Bien que les interventions de la Russie dans le domaine social et culturel puissent sembler minimes, ses activités économiques ont eu des conséquences graves pour l’ensemble de la région. Des changements économiques importants ont eu lieu.
L’élite tadjike, tout comme l’ensemble de l’élite d’Asie centrale, n’était pas intégrée socialement dans la société de l’Empire russe. Ni les habitants nomades ni les sédentaires des khanats n’étaient considérés comme des Russes soumis (ils avaient le statut d’étrangers). Les autorités russes n’ont pas entrepris d’efforts majeurs pour développer des activités missionnaires ou pour la russification linguistique et culturelle de la population locale. L’administration russe a délibérément préservé un esprit clérical musulman conservateur, maintenant le contrôle sur les écoles et garantissant la propriété foncière étendue (Vakufs). L’activité missionnaire de l’Église orthodoxe était catégoriquement interdite.
Cependant, même une politique “neutre” de la Russie a eu des conséquences considérables sur les processus économiques, sociaux et politiques en Asie centrale. Le système d’administration militaire et une présence militaire importante garantissaient la loyauté de la population. Le statu quo en matière de gouvernance locale, de procédures judiciaires et de propriété foncière (avec des droits particulièrement importants sur les ressources en eau) a été maintenu. Cependant, le système de collecte des impôts a été progressivement unifié et une réforme agraire limitée a été mise en œuvre, affaiblissant quelque peu les structures féodales.
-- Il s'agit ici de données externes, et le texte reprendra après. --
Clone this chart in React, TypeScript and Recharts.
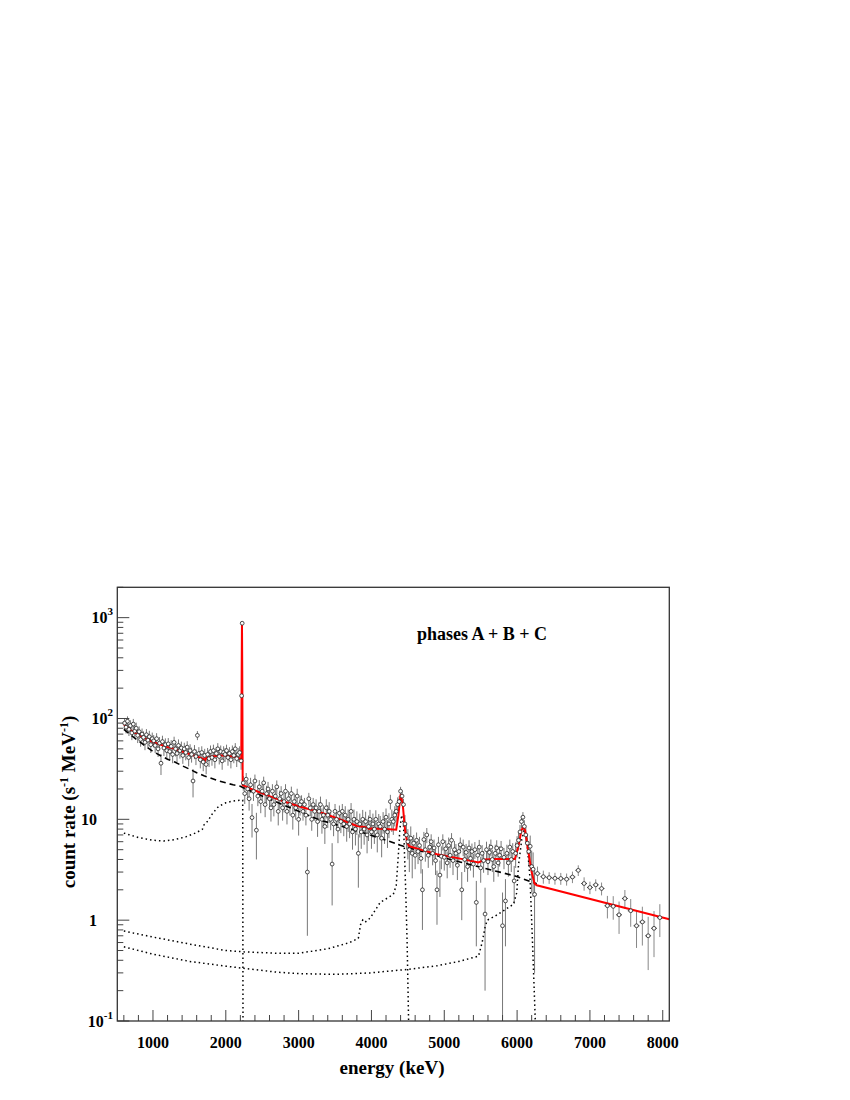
import React from 'react';
import { ComposedChart, Line, Scatter, ErrorBar, XAxis, YAxis } from 'recharts';

// plot box in svg coordinates
const W = 842;
const H = 1092;
const PLOT = { left: 109.3, right: 661.3, top: 579.3, bottom: 1013 };
const FONT = "'Liberation Serif', 'Times New Roman', serif";

const xDomain = [510, 8090];
const yDomain = [0.1, 2000];
const xTicks = [600, 800, 1000, 1200, 1400, 1600, 1800, 2000, 2200, 2400, 2600, 2800, 3000, 3200, 3400, 3600, 3800, 4000, 4200, 4400, 4600, 4800, 5000, 5200, 5400, 5600, 5800, 6000, 6200, 6400, 6600, 6800, 7000, 7200, 7400, 7600, 7800, 8000];
const yTicks = [0.1, 0.2, 0.3, 0.4, 0.5, 0.6, 0.7, 0.8, 0.9, 1, 2, 3, 4, 5, 6, 7, 8, 9, 10, 20, 30, 40, 50, 60, 70, 80, 90, 100, 200, 300, 400, 500, 600, 700, 800, 900, 1000, 2000];

// measured spectrum, 20 keV bins; errors read per group of 10 bins
const binWidth = 20;
const lowStart = 600;
const lowRate = [
  90, 82, 94, 78, 85, 72, 88, 75, 80, 68,
  74, 62, 70, 65, 58, 69, 61, 66, 55, 63,
  60, 54, 63, 50, 57, 36, 59, 51, 55, 48,
  56, 47, 53, 44, 58, 50, 45, 54, 48, 51,
  43, 50, 46, 52, 41, 48, 44, 24, 47, 42,
  68, 45, 39, 46, 37, 43, 35, 44, 40, 47,
  41, 48, 39, 45, 50, 42, 47, 38, 46, 44,
  48, 41, 45, 39, 47, 43, 50, 40, 44, 46,
  38,
];
const lowErr = [11, 9.5, 8.5, 8, 7.5, 7, 7, 7, 7];

const lineX = [2217, 2225];
const lineRate = [168, 880];
const lineErr = [20, 40];

const midStart = 2230;
const midRate = [
  23, 18, 25, 20, 16, 22, 10.4, 19, 24, 7.8,
  17, 21, 15, 19, 23, 14, 18, 20, 16, 13,
  19, 14, 17, 21, 12, 16, 18, 13, 15, 19,
  12, 16, 14, 18, 11, 15, 13, 17, 10, 14,
  15, 12, 14, 11, 3.0, 16, 13, 10, 14, 12,
  13, 9.5, 12, 14, 10, 11, 8.5, 13, 11, 12,
  10, 3.6, 9, 12, 10, 8, 11.5, 9.5, 12, 9,
  11, 8.5, 10, 9, 12, 7.5, 10, 8, 9.5, 4.6,
  9, 7.5, 10, 8, 9.5, 7, 8.5, 10, 7.5, 9,
  8, 10, 7, 9, 8.5, 6.5, 9.5, 8, 10.5, 7.5,
  9, 15, 10, 9.5, 11, 12, 14,
];
const midErr = [3.8, 3.5, 3.3, 3.1, 2.3, 2.8, 2.2, 2.5, 2.4, 2.3, 2.5];

const highStart = 4370;
const highRate = [
  15, 19, 17, 14, 9, 7, 6, 5, 6.5, 4.6,
  5.8, 4.4, 6.2, 4.8, 5.5, 4.1, 2.0, 6.3, 5, 7,
  4.4, 5.3, 6, 4.6, 5.2, 3.9, 2.0, 5.6, 2.8, 4.3,
  6, 4.2, 5.1, 3.7, 5.5, 4.4, 6.2, 3.9, 5.0, 4.6,
  3.5, 4.8, 5.6, 2.0, 5.3, 4.0, 4.7, 3.4, 5.2, 4.1,
  4.8, 3.6, 5.0, 1.5, 4.4, 5.3, 3.3, 4.6, 3.9, 1.15,
  5.0, 3.8, 4.7, 5.3, 4.0, 3.4, 4.6, 5.2, 3.7, 4.4,
  5.1, 0.88, 4.2, 1.55, 4.6, 3.7, 5.3, 4.0, 4.8, 2.45,
  4.6, 5.5, 6.2, 7.5, 9.5, 10.5, 8.5, 7, 5.8, 4.8,
  5.4, 3.4, 3.2, 1.8,
];
const highErr = [2.0, 1.2, 1.1, 1.1, 1.0, 0.95, 1.0, 1.0, 1.3, 1.5];

// wide bins above 6.2 MeV, 80 keV
const tailStart = 6240;
const tailWidth = 80;
const tailRate = [2.9, 2.7, 2.64, 2.6, 2.59, 2.55, 2.68, 3.12, 2.31, 2.11, 2.24, 2.06, 1.39, 1.37, 1.13, 1.64, 1.24, 0.88, 0.96, 0.7, 0.83, 1.06];
const tailErr = [0.5, 0.4, 0.35, 0.35, 0.35, 0.35, 0.35, 0.38, 0.35, 0.3, 0.3, 0.3, 0.35, 0.36, 0.4, 0.35, 0.38, 0.35, 0.4, 0.38, 0.4, 0.38];

// total fit (red)
const fitE = [600, 700, 800, 900, 1000, 1100, 1200, 1300, 1400, 1500, 1600, 1700, 1715, 1730, 1800, 1900, 2000, 2100, 2180, 2212, 2218, 2222, 2226, 2232, 2340, 2600, 2800, 3000, 3325, 3600, 3800, 3950, 3965, 4000, 4200, 4340, 4370, 4400, 4430, 4460, 4490, 4520, 4700, 4900, 5200, 5470, 5560, 5700, 5970, 6020, 6060, 6087, 6110, 6150, 6200, 6240, 6270, 8090];
const fitRate = [87, 76, 69, 63, 58.5, 55, 52, 50, 47, 44.5, 42, 39.5, 38.3, 40.5, 41.8, 43, 43, 42, 40.5, 39, 300, 900, 300, 21.8, 20.1, 17, 15, 13.5, 11.6, 9.8, 8.6, 8.3, 8.05, 8.1, 8.0, 7.9, 11, 17.7, 14, 8, 5.9, 5.4, 4.95, 4.5, 4.1, 3.73, 4.0, 4.05, 4.05, 5.5, 7.8, 8.4, 7.8, 5, 3.0, 2.3, 2.22, 1.02];

// continuum (dashed)
const contE = [600, 700, 800, 900, 1000, 1100, 1200, 1300, 1400, 1500, 1600, 1700, 1800, 1900, 2000, 2100, 2200, 2240, 2500, 2800, 3000, 3300, 3600, 3983, 4200, 4440, 4700, 4900, 5200, 5520, 5800, 5973, 6225, 6270];
const contRate = [78, 68, 60, 53, 47, 43, 39.5, 37, 34, 31.5, 29, 27, 25.5, 24, 23, 22, 21.3, 20.6, 17, 13.8, 12, 9.8, 8.5, 7.0, 6.2, 5.4, 4.8, 4.35, 3.8, 3.32, 2.95, 2.74, 2.36, 2.3];

// line components (dotted): 2223, 4438, 6129 keV
const nE = [600, 800, 1000, 1150, 1300, 1450, 1600, 1680, 1700, 1720, 1760, 1820, 1900, 2000, 2100, 2200, 2232, 2236];
const nRate = [7.3, 6.6, 6.2, 6.1, 6.3, 6.7, 7.4, 8.0, 8.8, 9.0, 9.8, 11.5, 13.4, 14.6, 15.2, 15.5, 15.5, 0.1];
const cE = [600, 1000, 1500, 2000, 2245, 2700, 3000, 3400, 3700, 3820, 3850, 3880, 3910, 3983, 4120, 4300, 4340, 4370, 4390, 4415, 4440, 4470, 4490, 4510];
const cRate = [0.78, 0.68, 0.58, 0.5, 0.485, 0.47, 0.47, 0.52, 0.6, 0.66, 0.9, 1.0, 0.95, 1.05, 1.5, 1.8, 2.2, 4.5, 8, 11, 9, 2, 0.6, 0.1];
const oE = [600, 1000, 1500, 2000, 2245, 2700, 3000, 3500, 3983, 4500, 4900, 5200, 5470, 5520, 5560, 5590, 5700, 5813, 5950, 5996, 6018, 6064, 6096, 6133, 6178, 6210, 6250];
const oRate = [0.544, 0.46, 0.39, 0.35, 0.333, 0.305, 0.295, 0.29, 0.3, 0.325, 0.353, 0.39, 0.44, 0.6, 0.85, 1.0, 1.1, 1.24, 1.44, 1.88, 3.45, 6.3, 7.7, 6.3, 2.55, 0.65, 0.1];

const yMin = yDomain[0];
const point = (x: number, y: number, e: number, ex = 0) => ({
  x, y, ey: [Math.min(e, y - yMin * 1.01), e], ex,
});
const binned = (start: number, width: number, rate: number[], err: (i: number) => number) =>
  rate.map((y, i) => point(start + width * (i + 0.5), y, err(i), width / 2));
const curve = (e: number[], r: number[]) => e.map((x, i) => ({ x, y: r[i] }));
const grouped = (err: number[]) => (i: number) => err[Math.floor(i / 10)];

const dataPts = [
  ...binned(lowStart, binWidth, lowRate, grouped(lowErr)),
  ...lineX.map((x, i) => point(x, lineRate[i], lineErr[i])),
  ...binned(midStart, binWidth, midRate, grouped(midErr)),
  ...binned(highStart, binWidth, highRate, grouped(highErr)),
];
const tailPts = binned(tailStart, tailWidth, tailRate, (i) => tailErr[i]);

const Marker = (p: any) => (
  <circle cx={p.cx} cy={p.cy} r={1.9} fill="#fff" stroke="#222" strokeWidth={0.8} />
);

const XTick = ({ x, payload }: any) => {
  const v = payload.value;
  const major = v % 1000 === 0;
  return (
    <g>
      <line x1={x} x2={x} y1={PLOT.bottom} y2={PLOT.bottom - (major ? 11 : 6)} stroke="#444" />
      {major && (
        <text x={x} y={PLOT.bottom + 27} textAnchor="middle" fontFamily={FONT} fontWeight="bold" fontSize={16} fill="#000">
          {v}
        </text>
      )}
    </g>
  );
};

const YTick = ({ y, payload }: any) => {
  const v = payload.value;
  const lg = Math.log10(v);
  const exp = Math.round(lg);
  const major = Math.abs(lg - exp) < 1e-6;
  let label = null;
  if (major) {
    if (exp === 0 || exp === 1) {
      label = (
        <text x={89} y={y + 5.5} textAnchor="end" fontFamily={FONT} fontWeight="bold" fontSize={16} fill="#000">
          {exp === 0 ? '1' : '10'}
        </text>
      );
    } else {
      label = (
        <text x={105} y={y + 5.5} textAnchor="end" fontFamily={FONT} fontWeight="bold" fontSize={16} fill="#000">
          10<tspan dy={-8} fontSize={11}>{exp}</tspan>
        </text>
      );
    }
  }
  return (
    <g>
      <line x1={PLOT.left} x2={PLOT.left + (major ? 12 : 6)} y1={y} y2={y} stroke="#444" />
      {label}
    </g>
  );
};

export default function App() {
  return (
    <div style={{ position: 'relative', width: W, height: H }}>
      <ComposedChart
        width={W}
        height={H}
        margin={{ top: PLOT.top, right: W - PLOT.right, bottom: 39, left: PLOT.left - 100 }}
      >
        <XAxis
          dataKey="x"
          type="number"
          domain={xDomain}
          ticks={xTicks}
          interval={0}
          allowDataOverflow
          axisLine={false}
          tickLine={false}
          height={40}
          tick={<XTick />}
        />
        <YAxis
          dataKey="y"
          type="number"
          scale="log"
          domain={yDomain}
          ticks={yTicks}
          interval={0}
          allowDataOverflow
          axisLine={false}
          tickLine={false}
          width={100}
          tick={<YTick />}
        />
        <Scatter data={dataPts} dataKey="y" shape={<Marker />} isAnimationActive={false}>
          <ErrorBar dataKey="ey" direction="y" width={0} stroke="#777" strokeWidth={1} isAnimationActive={false} />
        </Scatter>
        <Scatter data={tailPts} dataKey="y" shape={<Marker />} isAnimationActive={false}>
          <ErrorBar dataKey="ey" direction="y" width={0} stroke="#888" strokeWidth={1} isAnimationActive={false} />
          <ErrorBar dataKey="ex" direction="x" width={0} stroke="#444" strokeWidth={1} isAnimationActive={false} />
        </Scatter>
        <Line data={curve(nE, nRate)} dataKey="y" type="linear" stroke="#000" strokeWidth={1.5} strokeDasharray="1.5 3" dot={false} isAnimationActive={false} />
        <Line data={curve(cE, cRate)} dataKey="y" type="linear" stroke="#000" strokeWidth={1.5} strokeDasharray="1.5 3" dot={false} isAnimationActive={false} />
        <Line data={curve(oE, oRate)} dataKey="y" type="linear" stroke="#000" strokeWidth={1.5} strokeDasharray="1.5 3" dot={false} isAnimationActive={false} />
        <Line data={curve(contE, contRate)} dataKey="y" type="linear" stroke="#000" strokeWidth={1.6} strokeDasharray="6 4" dot={false} isAnimationActive={false} />
        <Line data={curve(fitE, fitRate)} dataKey="y" type="linear" stroke="#ff0000" strokeWidth={2} dot={false} isAnimationActive={false} />
      </ComposedChart>
      <svg width={W} height={H} style={{ position: 'absolute', left: 0, top: 0, pointerEvents: 'none' }}>
        <rect
          x={PLOT.left}
          y={PLOT.top}
          width={PLOT.right - PLOT.left}
          height={PLOT.bottom - PLOT.top}
          fill="none"
          stroke="#333"
          strokeWidth={1.3}
        />
        <text x={474} y={632} textAnchor="middle" fontFamily={FONT} fontWeight="bold" fontSize={18}>
          phases A + B + C
        </text>
        <text x={384} y={1066} textAnchor="middle" fontFamily={FONT} fontWeight="bold" fontSize={19}>
          energy (keV)
        </text>
        <text transform="translate(67,794) rotate(-90)" textAnchor="middle" fontFamily={FONT} fontWeight="bold" fontSize={19}>
          count rate (s<tspan dy={-7} fontSize={12}>-1</tspan><tspan dy={7}> MeV</tspan><tspan dy={-7} fontSize={12}>-1</tspan><tspan dy={7}>)</tspan>
        </text>
      </svg>
    </div>
  );
}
La politique russe en Asie centrale s’est avérée flexible et rationnelle, bien que des abus de la part de l’administration régionale russe n’aient pas été rares. En 1910 et 1913, des soulèvements organisés par l’élite locale ont éclaté dans l’est de l’émirat de Boukhara. Cependant, ils ont été réprimés. La révolution de 1905 a eu peu d’effet sur l’Asie centrale, et la région n’était que faiblement représentée à la première Douma. En juillet 1916, l’introduction du service militaire obligatoire en Asie centrale a conduit à des affrontements sanglants entre la population et les troupes tsaristes, initiés à Khodjent et s’étendant à d’autres parties de la région, mais finalement réprimés.
Dans une analyse rétrospective de cette époque, il est évident que la présence de l’Empire russe en Asie centrale a créé une toile complexe de dynamiques politiques, économiques et culturelles. L’équilibre entre la souveraineté formelle préservée et la dépendance pratique a façonné de manière décisive la structure et le développement de la région au cours de cette période. L’influence de l’Empire russe sur le Tadjikistan, qui faisait alors partie de Boukhara et de Khiva, a laissé non seulement des traces politiques, mais aussi des empreintes sociétales et culturelles profondes qui perdurent jusqu’à nos jours.